«Alles Gute, das Abbé Pierre getan hat, nicht auslöschen»

Der Vorwurf sexuellen Missbrauchs mehrerer Frauen hat das Bild des französischen «Held der Armen und Obdachlosen» Abbé Pierre verdunkelt. Jetzt ruft der Freiburger Domherr Claude Ducarroz dazu auf, das Werk des französischen Armenpriesters nicht darauf zu reduzieren.

Claude Ducarroz war, wie viele Katholiken weltweit, «überrascht und traurig» über den Bericht der Emmaus-Bewegung, in dem sieben Frauen über Verhaltensweisen von Abbé Pierre berichteten, die zwischen Ende der 1970er Jahre und 2005 auf sexuelle Belästigung oder Aggressionen hinausliefen. Die Handlungen des 2007 verstorbenen Priesters reichten von nicht einvernehmlichen Berührungen der Brust bis hin zu erzwungenen Küssen, denen manchmal weitere Aufforderungen folgten.

Auch wenn die Handlungen von Abbé Pierre im Vergleich zu anderen Fällen nicht extrem schwerwiegend erscheinen, «wird die Schuld immer von den Gefühlen der Opfer bestimmt», stellt Claude Ducarroz fest. «Solche unangemessenen Gesten können sich sehr negativ auf die Menschen auswirken.»

Er erinnert daran, dass sie als Opfer anerkannt werden und jede notwendige Unterstützung erhalten müssen. «Die verschiedenen Skandale, von denen große Persönlichkeiten der Kirche betroffen waren, lehren uns auf jeden Fall, dass der Starrummel keine Garantie für Heiligkeit ist», so der Chanoine aus Freiburg.

«Man muss immer dem Guten, das in der Person liegt, Gerechtigkeit widerfahren lassen».

Der ehemalige Propst der Kathedrale von Freiburg hat sich im Laufe seines Lebens tiefgehende Gedanken über die Natur des Bösen gemacht. Als Jugendseelsorger in Freiburg verbrachte er 1978 unter anderem freiwillig zwei Monate im Gefängnis, um die Häftlinge und ihre Geschichte besser zu verstehen. Eine Erfahrung, die er in dem Buch Prisonnier volontaire (Freiwilliger Gefangener) geschildert hat.

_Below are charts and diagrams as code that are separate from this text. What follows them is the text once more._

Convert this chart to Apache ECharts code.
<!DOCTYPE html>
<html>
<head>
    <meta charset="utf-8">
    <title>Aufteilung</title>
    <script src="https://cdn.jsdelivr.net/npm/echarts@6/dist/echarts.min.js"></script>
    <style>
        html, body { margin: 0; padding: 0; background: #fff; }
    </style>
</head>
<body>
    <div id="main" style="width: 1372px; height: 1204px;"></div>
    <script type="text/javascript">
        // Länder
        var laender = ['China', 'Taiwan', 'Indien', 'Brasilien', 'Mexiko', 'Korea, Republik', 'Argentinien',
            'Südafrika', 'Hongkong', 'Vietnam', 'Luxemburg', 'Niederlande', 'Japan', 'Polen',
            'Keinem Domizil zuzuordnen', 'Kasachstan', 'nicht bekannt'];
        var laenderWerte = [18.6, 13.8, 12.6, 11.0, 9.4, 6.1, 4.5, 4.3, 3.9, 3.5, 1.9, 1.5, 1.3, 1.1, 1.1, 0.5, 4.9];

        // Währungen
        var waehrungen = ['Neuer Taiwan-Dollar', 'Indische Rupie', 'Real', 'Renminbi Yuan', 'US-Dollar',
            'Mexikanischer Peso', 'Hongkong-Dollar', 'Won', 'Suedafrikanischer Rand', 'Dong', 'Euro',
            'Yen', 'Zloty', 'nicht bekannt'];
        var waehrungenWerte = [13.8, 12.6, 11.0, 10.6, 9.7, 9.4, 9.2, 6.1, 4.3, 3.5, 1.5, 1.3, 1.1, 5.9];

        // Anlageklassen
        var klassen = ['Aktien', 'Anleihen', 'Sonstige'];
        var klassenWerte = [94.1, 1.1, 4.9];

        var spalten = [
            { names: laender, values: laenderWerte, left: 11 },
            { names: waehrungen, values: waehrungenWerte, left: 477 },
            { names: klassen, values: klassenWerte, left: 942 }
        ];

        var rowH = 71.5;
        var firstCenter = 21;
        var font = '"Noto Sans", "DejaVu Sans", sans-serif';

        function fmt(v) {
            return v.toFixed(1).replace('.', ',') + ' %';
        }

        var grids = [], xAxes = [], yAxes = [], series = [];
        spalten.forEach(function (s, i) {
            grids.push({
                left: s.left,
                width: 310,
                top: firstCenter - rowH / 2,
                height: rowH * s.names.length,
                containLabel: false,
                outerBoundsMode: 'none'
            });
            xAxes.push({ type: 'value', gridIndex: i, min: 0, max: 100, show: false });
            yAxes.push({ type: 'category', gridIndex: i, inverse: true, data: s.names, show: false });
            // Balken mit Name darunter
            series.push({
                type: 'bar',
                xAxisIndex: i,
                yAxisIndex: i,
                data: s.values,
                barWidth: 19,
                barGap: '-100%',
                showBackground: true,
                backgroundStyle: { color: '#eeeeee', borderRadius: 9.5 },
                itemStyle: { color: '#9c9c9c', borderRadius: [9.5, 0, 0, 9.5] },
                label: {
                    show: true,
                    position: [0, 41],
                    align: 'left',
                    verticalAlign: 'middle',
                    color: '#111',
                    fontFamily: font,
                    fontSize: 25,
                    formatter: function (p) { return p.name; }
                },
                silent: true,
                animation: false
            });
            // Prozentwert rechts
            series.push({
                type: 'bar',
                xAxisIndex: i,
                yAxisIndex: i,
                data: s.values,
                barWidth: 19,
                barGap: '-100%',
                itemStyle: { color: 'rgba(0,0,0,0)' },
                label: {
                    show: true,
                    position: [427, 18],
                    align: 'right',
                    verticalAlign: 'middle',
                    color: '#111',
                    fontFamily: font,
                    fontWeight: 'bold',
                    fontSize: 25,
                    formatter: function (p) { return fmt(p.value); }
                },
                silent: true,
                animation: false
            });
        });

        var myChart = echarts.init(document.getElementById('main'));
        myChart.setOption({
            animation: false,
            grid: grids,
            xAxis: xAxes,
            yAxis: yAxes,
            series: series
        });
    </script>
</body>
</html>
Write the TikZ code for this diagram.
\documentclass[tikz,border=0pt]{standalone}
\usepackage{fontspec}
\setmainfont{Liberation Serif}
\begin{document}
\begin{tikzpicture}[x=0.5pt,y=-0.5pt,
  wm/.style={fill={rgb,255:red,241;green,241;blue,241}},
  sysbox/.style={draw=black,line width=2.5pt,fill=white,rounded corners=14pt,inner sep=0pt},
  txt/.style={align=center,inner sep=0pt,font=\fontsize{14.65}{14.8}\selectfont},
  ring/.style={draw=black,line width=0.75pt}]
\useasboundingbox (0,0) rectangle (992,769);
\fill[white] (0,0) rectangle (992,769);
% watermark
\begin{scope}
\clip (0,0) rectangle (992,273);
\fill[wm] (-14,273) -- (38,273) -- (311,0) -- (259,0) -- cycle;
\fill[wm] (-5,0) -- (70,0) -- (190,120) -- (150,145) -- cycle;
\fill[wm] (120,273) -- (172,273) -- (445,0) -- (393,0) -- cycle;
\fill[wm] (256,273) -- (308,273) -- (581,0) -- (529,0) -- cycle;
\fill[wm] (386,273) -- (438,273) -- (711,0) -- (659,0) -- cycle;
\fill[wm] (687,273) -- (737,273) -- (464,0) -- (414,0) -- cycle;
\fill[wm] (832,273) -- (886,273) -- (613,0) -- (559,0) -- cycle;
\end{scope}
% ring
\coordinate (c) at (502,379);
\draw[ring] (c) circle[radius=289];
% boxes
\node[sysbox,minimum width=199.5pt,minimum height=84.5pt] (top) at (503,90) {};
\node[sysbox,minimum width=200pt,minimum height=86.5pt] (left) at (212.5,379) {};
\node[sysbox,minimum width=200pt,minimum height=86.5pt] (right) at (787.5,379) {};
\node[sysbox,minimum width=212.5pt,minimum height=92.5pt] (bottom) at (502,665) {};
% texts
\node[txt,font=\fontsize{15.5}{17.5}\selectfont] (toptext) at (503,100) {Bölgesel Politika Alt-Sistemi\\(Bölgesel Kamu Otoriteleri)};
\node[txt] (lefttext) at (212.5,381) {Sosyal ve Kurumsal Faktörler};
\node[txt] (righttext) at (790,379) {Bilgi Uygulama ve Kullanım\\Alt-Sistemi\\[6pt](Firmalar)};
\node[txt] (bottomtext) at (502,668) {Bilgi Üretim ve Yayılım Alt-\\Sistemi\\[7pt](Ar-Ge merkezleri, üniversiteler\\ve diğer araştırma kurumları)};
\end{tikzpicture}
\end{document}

Durch seinen Kontakt mit den Häftlingen ist er zu der Überzeugung gelangt, dass selbst die schlimmsten Verbrecher einen Teil des Lichts in sich tragen. «Auch wenn es das Böse, das man vielleicht getan hat, nicht beseitigt, muss man immer dem Guten, das in der Person steckt, gerecht werden.»

Claude Ducarroz hat Abbé Pierre nie persönlich getroffen. Der Kanoniker war jedoch immer begeistert von dessen Einsatz für die Ärmsten der Armen. Er ist seinerseits eine der Säulen der Bürgerinitiative «Osons l’accueil», die sich dafür einsetzt, Asylsuchenden private Aufnahmeplätze anzubieten.

Der Priester hofft daher, dass die Enthüllungen über Abbé Pierre nicht all das auslöschen, was dieser bewirkt hat, insbesondere die Früchte seines Kampfes gegen soziale Ungerechtigkeit. Vor allem wünscht sich Claude Ducarroz, dass dies die Nutzniesser seiner Ausstrahlung nicht beeinträchtigt. «Die Auferstehungen durch sein Wirken, die Grosszügigkeit, die er in anderen entfacht hat, die internationale Bewegung, die ins Leben gerufen wurde», sollen nicht durch die Taten ihres Gründers getrübt werden.